◆ Charts and diagrams as code
────────────────

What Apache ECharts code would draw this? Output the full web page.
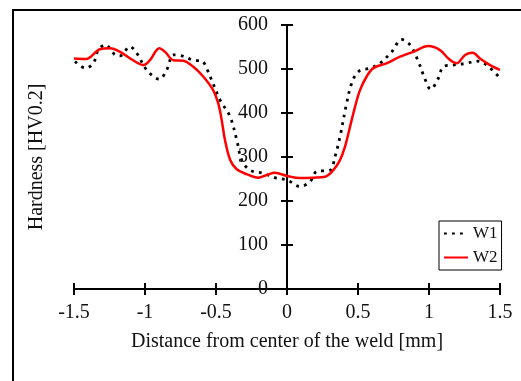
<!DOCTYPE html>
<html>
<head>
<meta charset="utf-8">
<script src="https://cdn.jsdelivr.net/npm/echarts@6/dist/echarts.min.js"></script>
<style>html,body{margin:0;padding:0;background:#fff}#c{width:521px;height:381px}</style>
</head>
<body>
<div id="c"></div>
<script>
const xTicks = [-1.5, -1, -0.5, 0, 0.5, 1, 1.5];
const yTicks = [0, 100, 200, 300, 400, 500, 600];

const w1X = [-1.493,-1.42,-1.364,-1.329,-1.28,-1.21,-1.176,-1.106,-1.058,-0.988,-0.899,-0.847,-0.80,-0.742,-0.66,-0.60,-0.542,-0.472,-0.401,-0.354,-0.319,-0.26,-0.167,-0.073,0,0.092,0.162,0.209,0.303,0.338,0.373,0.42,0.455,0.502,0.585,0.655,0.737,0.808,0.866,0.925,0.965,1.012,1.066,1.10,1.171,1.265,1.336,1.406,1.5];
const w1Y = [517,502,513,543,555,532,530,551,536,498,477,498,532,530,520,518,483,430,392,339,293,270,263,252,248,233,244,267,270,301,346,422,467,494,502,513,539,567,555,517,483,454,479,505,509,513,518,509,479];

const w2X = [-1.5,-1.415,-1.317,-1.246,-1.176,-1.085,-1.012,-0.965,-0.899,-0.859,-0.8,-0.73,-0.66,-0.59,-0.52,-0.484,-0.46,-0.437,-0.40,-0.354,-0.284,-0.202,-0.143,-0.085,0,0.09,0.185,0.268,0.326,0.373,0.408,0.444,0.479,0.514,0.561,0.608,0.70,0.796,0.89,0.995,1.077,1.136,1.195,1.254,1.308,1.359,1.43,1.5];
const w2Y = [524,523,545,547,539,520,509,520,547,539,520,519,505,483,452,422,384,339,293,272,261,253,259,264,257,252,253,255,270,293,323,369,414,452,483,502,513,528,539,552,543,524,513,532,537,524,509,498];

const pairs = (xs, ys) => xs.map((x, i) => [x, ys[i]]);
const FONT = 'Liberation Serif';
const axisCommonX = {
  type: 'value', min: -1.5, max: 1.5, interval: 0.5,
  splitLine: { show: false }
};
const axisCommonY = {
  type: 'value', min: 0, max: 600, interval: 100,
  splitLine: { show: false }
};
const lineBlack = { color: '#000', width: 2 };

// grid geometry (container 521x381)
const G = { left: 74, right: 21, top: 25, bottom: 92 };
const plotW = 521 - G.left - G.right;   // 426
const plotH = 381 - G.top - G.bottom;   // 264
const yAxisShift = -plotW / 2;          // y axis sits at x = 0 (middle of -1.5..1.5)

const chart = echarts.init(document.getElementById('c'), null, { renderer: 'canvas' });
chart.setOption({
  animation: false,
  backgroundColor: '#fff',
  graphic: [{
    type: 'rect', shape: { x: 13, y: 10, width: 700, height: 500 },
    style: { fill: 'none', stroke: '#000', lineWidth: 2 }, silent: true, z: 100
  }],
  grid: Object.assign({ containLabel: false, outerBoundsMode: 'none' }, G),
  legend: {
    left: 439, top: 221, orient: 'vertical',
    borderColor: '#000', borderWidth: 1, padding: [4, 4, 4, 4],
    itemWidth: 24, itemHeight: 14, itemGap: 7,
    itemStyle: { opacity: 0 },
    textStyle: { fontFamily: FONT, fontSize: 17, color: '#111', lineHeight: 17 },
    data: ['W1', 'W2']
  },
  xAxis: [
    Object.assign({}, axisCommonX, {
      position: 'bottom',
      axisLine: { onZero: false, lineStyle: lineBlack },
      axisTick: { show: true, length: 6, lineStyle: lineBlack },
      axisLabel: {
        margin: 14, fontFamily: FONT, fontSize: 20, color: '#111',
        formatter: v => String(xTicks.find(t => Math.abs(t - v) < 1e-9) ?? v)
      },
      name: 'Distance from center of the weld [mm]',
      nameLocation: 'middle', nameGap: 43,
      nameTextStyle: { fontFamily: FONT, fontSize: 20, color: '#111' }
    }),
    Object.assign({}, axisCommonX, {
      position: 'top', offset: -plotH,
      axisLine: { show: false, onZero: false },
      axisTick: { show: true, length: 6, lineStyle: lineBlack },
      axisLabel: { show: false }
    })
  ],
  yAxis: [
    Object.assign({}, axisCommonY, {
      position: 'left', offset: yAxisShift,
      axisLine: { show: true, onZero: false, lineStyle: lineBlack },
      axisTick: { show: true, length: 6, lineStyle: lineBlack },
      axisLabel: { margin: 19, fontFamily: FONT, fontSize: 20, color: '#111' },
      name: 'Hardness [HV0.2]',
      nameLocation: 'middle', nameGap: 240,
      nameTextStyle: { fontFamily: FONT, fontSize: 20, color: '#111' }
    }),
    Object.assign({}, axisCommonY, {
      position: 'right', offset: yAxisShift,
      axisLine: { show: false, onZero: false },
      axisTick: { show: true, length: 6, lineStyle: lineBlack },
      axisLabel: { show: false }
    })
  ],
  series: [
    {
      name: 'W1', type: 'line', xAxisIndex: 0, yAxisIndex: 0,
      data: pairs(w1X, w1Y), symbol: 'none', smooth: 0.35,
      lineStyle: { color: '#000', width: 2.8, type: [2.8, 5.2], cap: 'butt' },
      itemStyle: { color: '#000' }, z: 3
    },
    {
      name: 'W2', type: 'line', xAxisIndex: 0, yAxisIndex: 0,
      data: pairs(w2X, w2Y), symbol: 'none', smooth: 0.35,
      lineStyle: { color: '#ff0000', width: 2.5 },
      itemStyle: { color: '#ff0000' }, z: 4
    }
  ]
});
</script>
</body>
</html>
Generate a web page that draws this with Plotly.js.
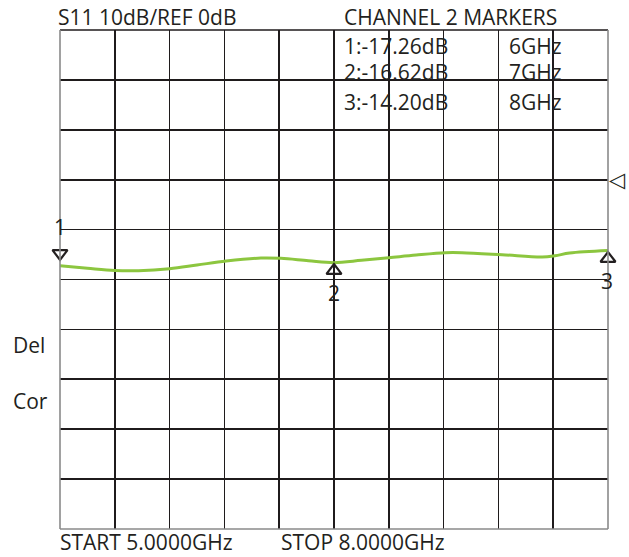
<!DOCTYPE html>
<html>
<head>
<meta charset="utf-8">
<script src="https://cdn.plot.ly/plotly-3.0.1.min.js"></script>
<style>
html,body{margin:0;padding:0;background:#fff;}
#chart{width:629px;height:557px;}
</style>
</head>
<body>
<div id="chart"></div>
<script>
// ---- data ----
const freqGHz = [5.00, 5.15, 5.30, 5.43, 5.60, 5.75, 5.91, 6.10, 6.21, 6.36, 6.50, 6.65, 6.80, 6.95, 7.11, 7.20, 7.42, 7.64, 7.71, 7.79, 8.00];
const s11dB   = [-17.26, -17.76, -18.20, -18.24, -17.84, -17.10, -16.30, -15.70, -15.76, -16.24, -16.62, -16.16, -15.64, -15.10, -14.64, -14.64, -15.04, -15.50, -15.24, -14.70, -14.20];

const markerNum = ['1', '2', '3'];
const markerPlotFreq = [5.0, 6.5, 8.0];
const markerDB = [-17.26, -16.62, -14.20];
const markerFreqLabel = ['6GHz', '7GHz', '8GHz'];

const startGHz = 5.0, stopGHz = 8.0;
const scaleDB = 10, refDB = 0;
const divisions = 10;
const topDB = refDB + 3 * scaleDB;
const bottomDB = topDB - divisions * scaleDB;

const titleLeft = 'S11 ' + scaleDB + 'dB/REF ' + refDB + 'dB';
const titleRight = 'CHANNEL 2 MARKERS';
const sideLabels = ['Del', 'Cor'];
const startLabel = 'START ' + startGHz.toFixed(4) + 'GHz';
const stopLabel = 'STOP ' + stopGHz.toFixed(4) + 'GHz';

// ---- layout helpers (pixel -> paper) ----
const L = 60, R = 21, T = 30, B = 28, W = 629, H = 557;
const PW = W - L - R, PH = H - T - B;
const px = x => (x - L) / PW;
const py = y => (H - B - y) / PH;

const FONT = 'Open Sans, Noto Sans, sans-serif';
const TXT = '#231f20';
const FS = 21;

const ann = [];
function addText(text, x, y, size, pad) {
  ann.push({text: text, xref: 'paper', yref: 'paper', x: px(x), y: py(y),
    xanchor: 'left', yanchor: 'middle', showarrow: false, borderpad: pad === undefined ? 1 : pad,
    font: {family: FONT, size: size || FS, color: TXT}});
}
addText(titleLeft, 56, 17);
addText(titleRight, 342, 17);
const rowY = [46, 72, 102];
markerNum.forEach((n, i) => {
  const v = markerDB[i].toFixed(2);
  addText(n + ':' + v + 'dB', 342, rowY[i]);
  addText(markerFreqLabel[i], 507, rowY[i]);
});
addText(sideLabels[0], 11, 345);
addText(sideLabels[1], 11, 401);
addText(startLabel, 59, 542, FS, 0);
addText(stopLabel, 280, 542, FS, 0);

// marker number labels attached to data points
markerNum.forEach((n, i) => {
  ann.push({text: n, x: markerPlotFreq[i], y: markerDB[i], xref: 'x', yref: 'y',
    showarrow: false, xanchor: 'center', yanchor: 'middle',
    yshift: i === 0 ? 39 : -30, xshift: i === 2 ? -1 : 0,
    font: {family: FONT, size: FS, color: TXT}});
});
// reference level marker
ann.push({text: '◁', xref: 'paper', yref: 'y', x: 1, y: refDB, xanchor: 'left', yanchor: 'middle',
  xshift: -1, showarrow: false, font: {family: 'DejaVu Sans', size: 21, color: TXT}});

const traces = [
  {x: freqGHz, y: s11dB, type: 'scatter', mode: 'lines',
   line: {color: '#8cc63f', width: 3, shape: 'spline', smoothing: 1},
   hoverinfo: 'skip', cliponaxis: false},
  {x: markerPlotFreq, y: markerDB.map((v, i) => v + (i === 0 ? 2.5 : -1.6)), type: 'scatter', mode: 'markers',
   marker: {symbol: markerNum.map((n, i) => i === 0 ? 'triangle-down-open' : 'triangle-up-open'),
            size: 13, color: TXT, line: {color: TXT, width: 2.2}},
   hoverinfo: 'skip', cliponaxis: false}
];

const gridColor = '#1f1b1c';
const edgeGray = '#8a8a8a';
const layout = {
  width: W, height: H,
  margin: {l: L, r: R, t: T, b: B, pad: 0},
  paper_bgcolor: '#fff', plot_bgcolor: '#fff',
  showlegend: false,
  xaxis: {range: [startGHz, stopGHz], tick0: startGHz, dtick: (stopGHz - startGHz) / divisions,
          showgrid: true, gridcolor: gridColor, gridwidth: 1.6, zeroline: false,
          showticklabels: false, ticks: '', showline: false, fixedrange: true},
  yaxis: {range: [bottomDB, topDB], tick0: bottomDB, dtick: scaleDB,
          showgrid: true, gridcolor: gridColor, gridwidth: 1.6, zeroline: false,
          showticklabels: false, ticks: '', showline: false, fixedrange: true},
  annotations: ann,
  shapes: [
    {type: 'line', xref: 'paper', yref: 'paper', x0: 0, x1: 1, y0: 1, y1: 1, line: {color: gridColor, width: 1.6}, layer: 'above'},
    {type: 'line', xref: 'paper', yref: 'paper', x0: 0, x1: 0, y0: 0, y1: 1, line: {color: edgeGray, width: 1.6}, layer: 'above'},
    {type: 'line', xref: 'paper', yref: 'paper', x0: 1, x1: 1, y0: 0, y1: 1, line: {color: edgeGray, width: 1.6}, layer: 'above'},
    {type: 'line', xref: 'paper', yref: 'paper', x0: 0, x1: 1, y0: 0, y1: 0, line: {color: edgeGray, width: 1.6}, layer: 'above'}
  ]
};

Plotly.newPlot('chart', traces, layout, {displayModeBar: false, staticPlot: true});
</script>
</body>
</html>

────────────────

◆ PROBLEM TO WORK ON
Leaving out all pictures, set down exactly the lines of the material above, from the line with "Generate a web" to the line with "const markerFreqLabel = ['6GHz', '7GHz', '8GHz'];" inclusive, and no others.

◆ THE REPLY
Generate a web page that draws this with Plotly.js.
<!DOCTYPE html>
<html>
<head>
<meta charset="utf-8">
<script src="https://cdn.plot.ly/plotly-3.0.1.min.js"></script>
<style>
html,body{margin:0;padding:0;background:#fff;}
#chart{width:629px;height:557px;}
</style>
</head>
<body>
<div id="chart"></div>
<script>
// ---- data ----
const freqGHz = [5.00, 5.15, 5.30, 5.43, 5.60, 5.75, 5.91, 6.10, 6.21, 6.36, 6.50, 6.65, 6.80, 6.95, 7.11, 7.20, 7.42, 7.64, 7.71, 7.79, 8.00];
const s11dB   = [-17.26, -17.76, -18.20, -18.24, -17.84, -17.10, -16.30, -15.70, -15.76, -16.24, -16.62, -16.16, -15.64, -15.10, -14.64, -14.64, -15.04, -15.50, -15.24, -14.70, -14.20];

const markerNum = ['1', '2', '3'];
const markerPlotFreq = [5.0, 6.5, 8.0];
const markerDB = [-17.26, -16.62, -14.20];
const markerFreqLabel = ['6GHz', '7GHz', '8GHz'];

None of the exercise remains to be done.